Who’s to blame? Everyone. Everyone who could have given one of this country’s greatest ever athletes the one thing that she has craved forever. To me, the three groups at the head of the queue are the GAA, the Irish government and Hearn, Katie’s promoter.
Some people find faults with Eddie and the way he does things and fair enough, they’re entitled to their opinions. But what can’t be denied is that he and Matchroom know how to put on a huge stadium show and know how to make the finances of those kind of nights add up. Eddie has staged major fight cards at some of the biggest stadiums in Europe: Wembley Stadium, Tottenham Hotspur Stadium, Principality Stadium in Cardiff, Nottingham, Sheffield. He’s packed them in everywhere.
But he hasn’t been able to make things work with Croke Park and that says an awful lot. It says a lot particularly about the GAA and their prices. On Wednesday Eddie was suggesting that the cost for Croke Park was three times higher than even Wembley which, if even remotely close to the truth, is absolutely scandalous.
The GAA do incredible things up and down this country. I spent last Saturday night suited and booted at the Rochestown Park Hotel celebrating a brilliant year on and off the field for The Barr’s. My kids seem to spend half their life at the club training and playing. So it doesn’t come easy to me to be hammering the GAA. But surely to Christ this was an occasion for whoever runs the numbers at Croke Park to bring them down a bit, enough for Eddie to have found a way rather than walk away. Croke Park is a magical stadium but here, don't forget it was rebuilt with over €100m of our own tax money too.
Speaking of the government, they all seemed to be rushing to the microphones last summer after Katie had made history at Madison Square Garden when she beat Amanda Serrano in a classic. Ministers and TDs were assuring us there would be government efforts to help make the Croke Park rematch happen.
Now, with a golden opportunity for not just Katie but the sport of boxing that has been starved of positivity and light in the barren years since the Regency Hotel shooting slipping through our hands, where are the ministers? The government has found the funds to support other major sporting events in Ireland. This would have been one of the biggest we’d ever seen. But as it’s all falling apart, there’s not a word from the politicians. How bloody typical.
Back to Eddie because there’s blame for him too. He’s said May 20th is the date he has locked in with broadcasters for the Taylor-Serrano rematch. The Heineken Cup final is at the Aviva on that date which is what forced them to turn to the 3Arena. But why can’t he be more flexible on the date?

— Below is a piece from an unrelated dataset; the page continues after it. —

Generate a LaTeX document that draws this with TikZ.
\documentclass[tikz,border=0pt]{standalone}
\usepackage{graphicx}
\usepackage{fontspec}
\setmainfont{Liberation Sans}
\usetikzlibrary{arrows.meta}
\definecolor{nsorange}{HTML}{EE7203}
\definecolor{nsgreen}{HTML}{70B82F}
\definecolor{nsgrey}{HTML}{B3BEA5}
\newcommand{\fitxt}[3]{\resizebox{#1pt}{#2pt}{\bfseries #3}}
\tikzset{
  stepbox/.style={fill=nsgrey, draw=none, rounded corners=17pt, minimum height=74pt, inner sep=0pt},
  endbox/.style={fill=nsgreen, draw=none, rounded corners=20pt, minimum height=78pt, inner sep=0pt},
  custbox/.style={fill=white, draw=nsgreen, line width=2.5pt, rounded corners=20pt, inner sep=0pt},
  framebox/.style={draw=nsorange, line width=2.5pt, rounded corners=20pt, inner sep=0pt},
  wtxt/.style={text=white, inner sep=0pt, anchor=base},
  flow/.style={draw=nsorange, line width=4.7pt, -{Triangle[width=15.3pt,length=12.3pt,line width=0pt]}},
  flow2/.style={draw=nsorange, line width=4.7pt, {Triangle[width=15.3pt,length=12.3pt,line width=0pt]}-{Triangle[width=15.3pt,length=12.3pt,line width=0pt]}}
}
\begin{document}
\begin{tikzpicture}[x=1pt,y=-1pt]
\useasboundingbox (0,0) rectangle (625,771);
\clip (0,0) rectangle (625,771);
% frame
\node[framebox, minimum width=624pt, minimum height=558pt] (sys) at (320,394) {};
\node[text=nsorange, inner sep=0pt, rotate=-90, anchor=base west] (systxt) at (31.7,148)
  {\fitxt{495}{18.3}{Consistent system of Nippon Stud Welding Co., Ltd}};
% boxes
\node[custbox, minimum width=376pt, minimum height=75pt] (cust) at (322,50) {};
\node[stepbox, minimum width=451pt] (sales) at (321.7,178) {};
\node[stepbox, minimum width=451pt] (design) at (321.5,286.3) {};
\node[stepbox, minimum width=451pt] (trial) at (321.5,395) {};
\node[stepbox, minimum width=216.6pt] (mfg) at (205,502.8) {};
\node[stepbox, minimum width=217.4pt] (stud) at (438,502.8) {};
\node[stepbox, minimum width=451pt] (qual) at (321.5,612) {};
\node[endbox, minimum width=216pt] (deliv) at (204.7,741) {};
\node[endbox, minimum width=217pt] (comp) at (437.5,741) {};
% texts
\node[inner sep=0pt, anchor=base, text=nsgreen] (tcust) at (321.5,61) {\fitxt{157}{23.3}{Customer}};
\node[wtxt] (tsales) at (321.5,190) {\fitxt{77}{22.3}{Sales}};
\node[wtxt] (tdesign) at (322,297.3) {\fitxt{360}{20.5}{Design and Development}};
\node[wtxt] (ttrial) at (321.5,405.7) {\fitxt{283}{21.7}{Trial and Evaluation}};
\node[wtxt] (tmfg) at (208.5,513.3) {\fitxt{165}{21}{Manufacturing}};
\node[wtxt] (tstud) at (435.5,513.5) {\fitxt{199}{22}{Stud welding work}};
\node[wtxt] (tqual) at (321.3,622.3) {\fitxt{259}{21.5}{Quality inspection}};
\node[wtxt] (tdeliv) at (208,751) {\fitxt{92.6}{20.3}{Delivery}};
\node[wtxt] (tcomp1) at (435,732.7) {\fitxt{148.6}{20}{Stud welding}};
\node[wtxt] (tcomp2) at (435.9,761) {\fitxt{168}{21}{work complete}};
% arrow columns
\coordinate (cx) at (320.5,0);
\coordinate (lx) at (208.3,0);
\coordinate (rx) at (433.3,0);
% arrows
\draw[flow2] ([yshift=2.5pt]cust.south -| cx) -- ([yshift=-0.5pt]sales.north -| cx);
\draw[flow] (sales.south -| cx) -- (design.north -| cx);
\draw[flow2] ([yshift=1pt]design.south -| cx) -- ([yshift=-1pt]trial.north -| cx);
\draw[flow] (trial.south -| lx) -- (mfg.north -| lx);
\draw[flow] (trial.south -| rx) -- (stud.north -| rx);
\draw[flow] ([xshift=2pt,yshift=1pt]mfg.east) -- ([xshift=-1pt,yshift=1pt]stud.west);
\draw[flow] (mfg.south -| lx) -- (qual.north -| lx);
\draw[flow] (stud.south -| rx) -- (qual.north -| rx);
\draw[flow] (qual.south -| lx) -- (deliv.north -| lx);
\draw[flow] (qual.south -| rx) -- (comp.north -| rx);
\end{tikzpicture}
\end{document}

Move it a week or two or three. I know Croker might get busy with the Championship then but the Aviva could be back in the picture? If Eddie was organising an Anthony Joshua mega-card and ran into similar problems would he be so stubborn on a date as to bring it to a place not fit for the fight? I don’t think so.
This morning I’ve seen a few people suggesting that maybe Eddie and the bean counters were concerned they wouldn’t actually sell out Croke Park. That’s bullshit. Katie occupies such a unique place in the hearts of not just sports fans but everyone here. She’s a national hero, not just a sporting one. And god knows we love a bandwagon in Ireland.

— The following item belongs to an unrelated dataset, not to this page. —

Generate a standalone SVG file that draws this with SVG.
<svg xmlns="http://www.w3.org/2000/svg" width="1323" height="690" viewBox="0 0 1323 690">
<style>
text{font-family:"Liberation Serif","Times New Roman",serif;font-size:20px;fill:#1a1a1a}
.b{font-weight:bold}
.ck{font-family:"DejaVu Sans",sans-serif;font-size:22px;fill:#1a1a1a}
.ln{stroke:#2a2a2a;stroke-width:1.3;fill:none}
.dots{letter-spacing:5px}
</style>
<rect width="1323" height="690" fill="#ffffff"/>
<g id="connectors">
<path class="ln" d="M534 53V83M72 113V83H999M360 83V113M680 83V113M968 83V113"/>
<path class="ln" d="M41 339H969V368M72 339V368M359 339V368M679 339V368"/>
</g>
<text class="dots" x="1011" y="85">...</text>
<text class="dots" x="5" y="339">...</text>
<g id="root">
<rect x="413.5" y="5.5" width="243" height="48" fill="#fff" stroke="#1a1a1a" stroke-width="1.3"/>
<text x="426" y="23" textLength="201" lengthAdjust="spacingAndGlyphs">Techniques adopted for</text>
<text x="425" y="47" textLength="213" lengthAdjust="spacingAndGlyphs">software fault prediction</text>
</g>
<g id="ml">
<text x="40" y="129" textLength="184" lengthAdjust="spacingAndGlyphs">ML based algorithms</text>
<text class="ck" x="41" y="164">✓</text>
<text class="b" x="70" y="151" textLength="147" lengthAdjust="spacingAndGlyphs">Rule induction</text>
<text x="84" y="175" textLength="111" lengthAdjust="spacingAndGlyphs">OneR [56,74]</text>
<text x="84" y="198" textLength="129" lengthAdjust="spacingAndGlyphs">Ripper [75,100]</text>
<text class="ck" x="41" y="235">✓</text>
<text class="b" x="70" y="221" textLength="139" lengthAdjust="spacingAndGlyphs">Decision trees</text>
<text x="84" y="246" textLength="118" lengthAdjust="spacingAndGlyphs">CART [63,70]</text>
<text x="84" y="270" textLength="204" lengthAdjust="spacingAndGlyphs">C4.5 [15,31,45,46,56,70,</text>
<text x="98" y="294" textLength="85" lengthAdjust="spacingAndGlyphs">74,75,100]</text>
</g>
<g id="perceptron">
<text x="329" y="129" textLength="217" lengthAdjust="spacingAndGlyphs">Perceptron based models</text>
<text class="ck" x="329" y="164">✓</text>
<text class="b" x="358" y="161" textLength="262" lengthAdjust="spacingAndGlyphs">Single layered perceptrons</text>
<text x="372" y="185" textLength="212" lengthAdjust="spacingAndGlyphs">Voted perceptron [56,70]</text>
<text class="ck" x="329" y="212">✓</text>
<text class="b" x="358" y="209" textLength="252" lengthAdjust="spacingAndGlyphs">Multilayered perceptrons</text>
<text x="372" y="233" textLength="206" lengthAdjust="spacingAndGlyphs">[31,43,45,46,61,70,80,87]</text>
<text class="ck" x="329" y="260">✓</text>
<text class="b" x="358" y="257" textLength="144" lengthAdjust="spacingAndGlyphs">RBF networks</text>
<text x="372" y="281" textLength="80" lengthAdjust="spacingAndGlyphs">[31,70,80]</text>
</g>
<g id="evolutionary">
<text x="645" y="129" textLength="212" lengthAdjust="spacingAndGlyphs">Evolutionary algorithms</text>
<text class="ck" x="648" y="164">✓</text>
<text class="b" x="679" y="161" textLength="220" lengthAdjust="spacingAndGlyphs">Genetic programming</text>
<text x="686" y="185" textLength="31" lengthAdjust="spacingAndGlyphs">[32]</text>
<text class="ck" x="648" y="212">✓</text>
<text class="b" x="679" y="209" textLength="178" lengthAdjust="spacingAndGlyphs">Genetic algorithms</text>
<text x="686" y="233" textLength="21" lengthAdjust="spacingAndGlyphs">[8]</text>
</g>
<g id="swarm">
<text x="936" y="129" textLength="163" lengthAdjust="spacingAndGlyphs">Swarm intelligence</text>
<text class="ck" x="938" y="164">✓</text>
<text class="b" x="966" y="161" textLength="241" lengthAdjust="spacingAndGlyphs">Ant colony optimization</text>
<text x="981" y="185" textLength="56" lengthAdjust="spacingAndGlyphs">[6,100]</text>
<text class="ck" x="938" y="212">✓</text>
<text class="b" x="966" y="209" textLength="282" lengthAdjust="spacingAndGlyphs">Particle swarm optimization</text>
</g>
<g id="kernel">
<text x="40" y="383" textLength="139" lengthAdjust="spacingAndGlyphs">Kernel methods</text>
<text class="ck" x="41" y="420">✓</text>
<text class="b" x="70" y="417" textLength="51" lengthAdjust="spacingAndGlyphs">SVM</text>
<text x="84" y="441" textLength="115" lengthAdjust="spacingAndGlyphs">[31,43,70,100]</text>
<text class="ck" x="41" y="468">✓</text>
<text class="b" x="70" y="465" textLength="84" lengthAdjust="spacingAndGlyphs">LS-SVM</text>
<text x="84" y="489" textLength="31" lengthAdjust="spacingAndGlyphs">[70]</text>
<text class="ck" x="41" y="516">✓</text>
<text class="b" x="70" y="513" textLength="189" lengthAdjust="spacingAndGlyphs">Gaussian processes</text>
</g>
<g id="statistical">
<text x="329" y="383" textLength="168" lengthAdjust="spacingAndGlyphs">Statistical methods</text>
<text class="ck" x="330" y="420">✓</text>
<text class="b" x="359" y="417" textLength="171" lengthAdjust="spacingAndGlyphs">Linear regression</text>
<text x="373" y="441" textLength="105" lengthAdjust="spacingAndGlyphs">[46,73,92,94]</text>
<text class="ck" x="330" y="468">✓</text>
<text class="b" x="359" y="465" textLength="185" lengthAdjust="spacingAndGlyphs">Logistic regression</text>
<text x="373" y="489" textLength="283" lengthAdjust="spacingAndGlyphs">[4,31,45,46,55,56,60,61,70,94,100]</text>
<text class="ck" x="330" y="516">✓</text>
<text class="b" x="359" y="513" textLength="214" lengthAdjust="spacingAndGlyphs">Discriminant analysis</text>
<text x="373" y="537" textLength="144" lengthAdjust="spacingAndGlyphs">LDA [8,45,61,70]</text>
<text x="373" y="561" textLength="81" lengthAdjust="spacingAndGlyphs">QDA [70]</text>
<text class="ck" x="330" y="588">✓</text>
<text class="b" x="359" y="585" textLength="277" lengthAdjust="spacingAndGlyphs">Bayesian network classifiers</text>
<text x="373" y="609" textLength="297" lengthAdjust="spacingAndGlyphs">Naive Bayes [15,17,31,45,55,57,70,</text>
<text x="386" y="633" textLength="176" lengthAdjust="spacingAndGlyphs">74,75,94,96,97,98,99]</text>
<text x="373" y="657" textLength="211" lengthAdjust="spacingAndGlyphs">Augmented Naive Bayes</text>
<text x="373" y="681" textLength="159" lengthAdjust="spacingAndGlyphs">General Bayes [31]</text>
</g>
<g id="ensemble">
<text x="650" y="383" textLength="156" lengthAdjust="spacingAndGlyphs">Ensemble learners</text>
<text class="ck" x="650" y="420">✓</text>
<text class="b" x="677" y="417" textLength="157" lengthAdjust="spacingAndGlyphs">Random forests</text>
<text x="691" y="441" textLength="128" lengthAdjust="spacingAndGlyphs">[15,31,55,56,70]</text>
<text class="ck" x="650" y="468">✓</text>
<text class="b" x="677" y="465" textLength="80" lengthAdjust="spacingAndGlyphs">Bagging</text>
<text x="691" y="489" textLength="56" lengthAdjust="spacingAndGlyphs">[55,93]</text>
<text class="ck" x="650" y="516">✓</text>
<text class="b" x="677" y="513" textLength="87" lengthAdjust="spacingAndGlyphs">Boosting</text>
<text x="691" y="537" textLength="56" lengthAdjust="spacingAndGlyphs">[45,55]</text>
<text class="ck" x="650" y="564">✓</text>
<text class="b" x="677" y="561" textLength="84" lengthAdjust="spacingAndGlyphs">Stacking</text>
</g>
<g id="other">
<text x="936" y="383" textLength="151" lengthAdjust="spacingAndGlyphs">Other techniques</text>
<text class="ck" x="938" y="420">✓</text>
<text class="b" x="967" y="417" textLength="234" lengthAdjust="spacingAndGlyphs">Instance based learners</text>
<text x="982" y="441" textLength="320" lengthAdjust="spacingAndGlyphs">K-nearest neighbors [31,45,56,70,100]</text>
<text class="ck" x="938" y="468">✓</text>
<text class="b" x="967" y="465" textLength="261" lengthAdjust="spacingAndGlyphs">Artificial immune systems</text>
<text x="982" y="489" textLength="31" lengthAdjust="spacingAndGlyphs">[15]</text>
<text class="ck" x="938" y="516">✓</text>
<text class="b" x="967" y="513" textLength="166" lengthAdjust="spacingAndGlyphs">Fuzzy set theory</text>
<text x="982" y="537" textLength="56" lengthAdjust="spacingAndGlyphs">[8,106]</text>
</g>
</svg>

Katie would have been just the second fighter to headline Croke Park — after Muhammad Ali in 1972. That’s the kind of history we’re talking here. Once a date had been confirmed and the hype machine got going, there would have been a huge rush and the 90,000 would have disappeared sharpish.
Now there’ll be just 9,000 and if you’re reading this, there’s a good chance you won’t be getting one. They’ll be absolute gold dust. The 3Arena is a fine venue. I beat Anthony Fitzgerald there with one of my better knockouts on a night when the atmosphere was cracking.
Bernard Dunne nearly took the roof off the place the night he won a world title there. Conor McGregor has had the pace buzzing too. So, yes can get an amazing atmosphere there. But it’s easy to do so because the place is low and tight and traps the noise, it can be almost intimate.
Katie didn’t need an intimate night in a place that is less than half the size of the Garden, where she’d had her finest hour against Serrano. She will be 37 this summer. I’ve already written here in this column that I hope this may the last year of her career as a fighter. She has never wavered from her dream of Croke Park and she has earned that dream a hundred times over. This was her best chance...and maybe her last.
It should have been the biggest night of her life and one of the biggest nights in Irish history. Instead it feels like the biggest let-down. Shame on everyone who let Katie down.